Countdown begins to opening of new Tacoma Art Museum

Tacoma Art Museum officials are excited about the opening of their new building a little over a week from now.

“This is a grand time for us,” said Courtenay Chamberlin, director of communications for the Tacoma Art Museum, during Wednesday’s media preview of the nearly completed new building. “Today you will see the final product of years of hard work.”

All of that hard work has paid off in the form of Tacoma’s newest cultural jewel, a sleek glass and steel building that nearly doubles the size of the museum’s soon-to-be former home at 1123 Pacific Ave.

The new $22 million building – located at 1701 Pacific Ave. – is designed to evoke a connection to place, in this case the Pacific Northwest. The building’s exterior materials include shadow stainless steel and smoky glass that help the building dissolve into the Puget Sound sky.

“Outside, the building is quiet,” said Janeanne Upp, the museum’s executive director. “Inside, you get that sense of place.”

That sense of place includes:

– 12,000-square feet of flexible gallery space with appropriate lighting and climate control. The building houses five galleries, including the main Annette B. Weyerhaeuser Gallery, which will showcase national shows and the best of Northwest art; the Bill and Bobby Street Gallery, a venue for established and emerging artists from the Northwest; and the Weyerhaeuser Family, The Boeing Company and Jane & George Russell galleries, which will offer areas for rotating exhibits throughout the year.

– a wave-shaped open-air interior stone garden made from 500-year-old hand-chiseled stone pavers from a road in China. The effect is such that it looks as though an earthquake has struck, causing the ground to buckle.

– a fully equipped Fuchs Foundation Wing with art-making space, including a separate studio open to visitors, with sinks, counters and other educational-related facilities.

– the Bill and Melinda Gates Resource Center with state-of-the-art equipment and materials, including reference materials, periodicals and teacher resources.

– an expanded event space with audio-visual equipment for lectures, films and performances.

– “Untitled,” the museum’s cafe with ample seating and food service facilities.

– an expanded museum store with gifts, books and art-related items.

– art preservation areas and collections storage, as well as a freight elevator and loading dock for moving works of art.
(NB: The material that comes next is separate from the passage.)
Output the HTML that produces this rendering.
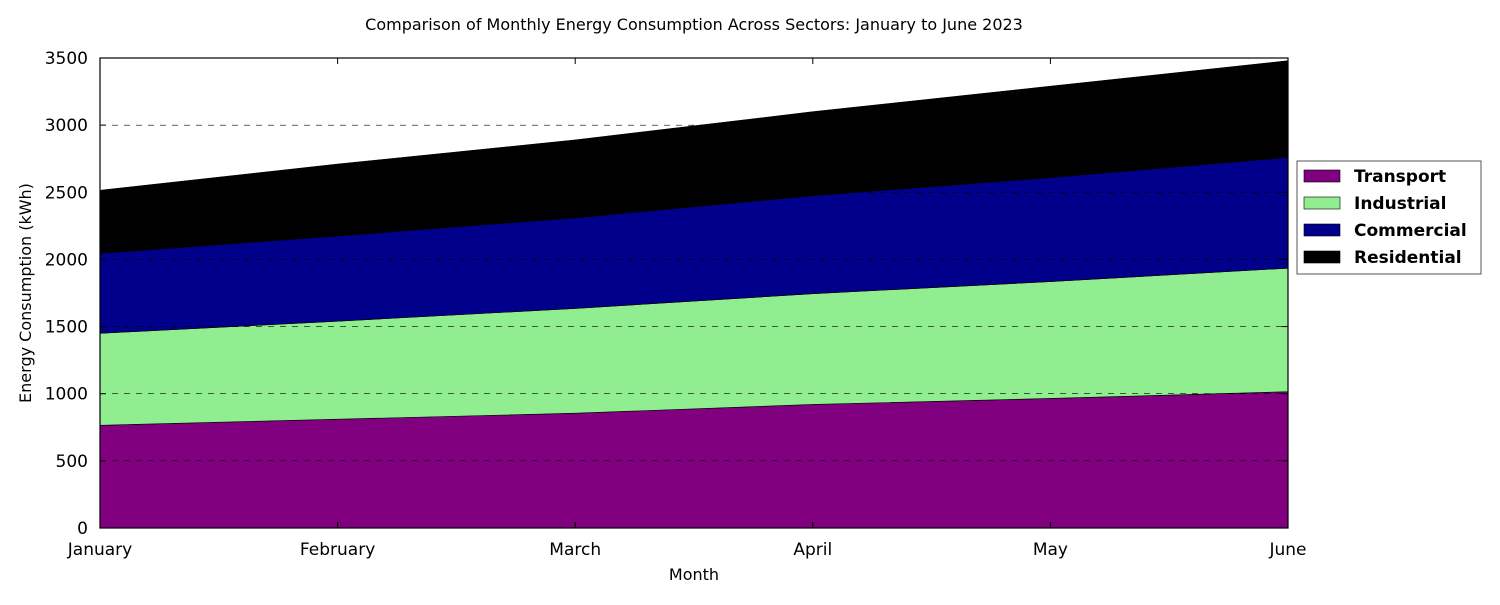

– a parking area with 125 spaces.

Other amenities include a spiral ramp inspired by Mount Rainier that encircles the open-air stone garden and connects the galleries, as well as windows, mirrors and other creative methods designed to have light flow throughout the airy building.

“As you move through the building, I hope you’ll feel a connection of space,” said Upp, explaining the museum’s mission is to connect people with art. “There’s a uniquely Northwest feel as you move throughout the building.”

Located next to Union Station and the Washington State History Museum and across from the University of Washington Tacoma campus, the upper floor of the new Tacoma Art Museum provides spectacular views of Tacoma’s bustling industrial landscape.

The new museum is near the Museum of Glass: International Center for Contemporary Art – which opened in July – and the Greater Tacoma Convention and Trade Center, which is currently under construction.

Antoine Predock of Albuquerque, New Mexico is the building’s architect, in conjunction with executive architects Olson Sundberg Kundig Allen of Seattle.

The Tacoma Art Museum’s new building is the first space specifically designed for the museum. Since its inception in 1935, the Tacoma Art Museum has had many homes, including a university building tower, a jail, a storefront and a former bank (the current location). The new building is the culmination of work that began in the early 1990s with the Tacoma Art Museum’s Board of Directors, which thought the region’s residents deserved a world-class museum.

A volunteer committee got broad support – including a “who’s who” in the region, as well as various companies and members of the public – for a capital campaign fund that raised the money necessary to make the new museum a reality.

“It’s truly been a collective vision that’s driven us here today,” Upp said.
Still, it will be a bittersweet move, Upp noted, as the museum has been at its current home for over three decades. “It will be a poignant moment when we close the old Tacoma Art Museum doors after 32 years,” she said.

The Tacoma Art Museum will celebrate its new building on Saturday, May 3, with a 24-hour grand opening celebration, complete with bed races, yoga, bands, art making, curatorial and architectural tours and more. (Tacoma Art Museum officials were handing out toothbrushes during Wednesday’s media preview in anticipation of the upcoming all night celebration.)

A members-only celebration is scheduled for 5 p.m. to 8 p.m., with the general public welcome beginning at 8 p.m. For more information, visit the museum’s Website at:

Officials hope to continue downtown Tacoma’s renaissance by attracting even more people to the city. A projected 90,000 people are expected to visit the new building during the museum’s next fiscal year, which runs from July 2003 to June 2004, according to Chamberlin.

“This is a historic moment for our organization,” said Patricia McDonnel, chief curator of the museum.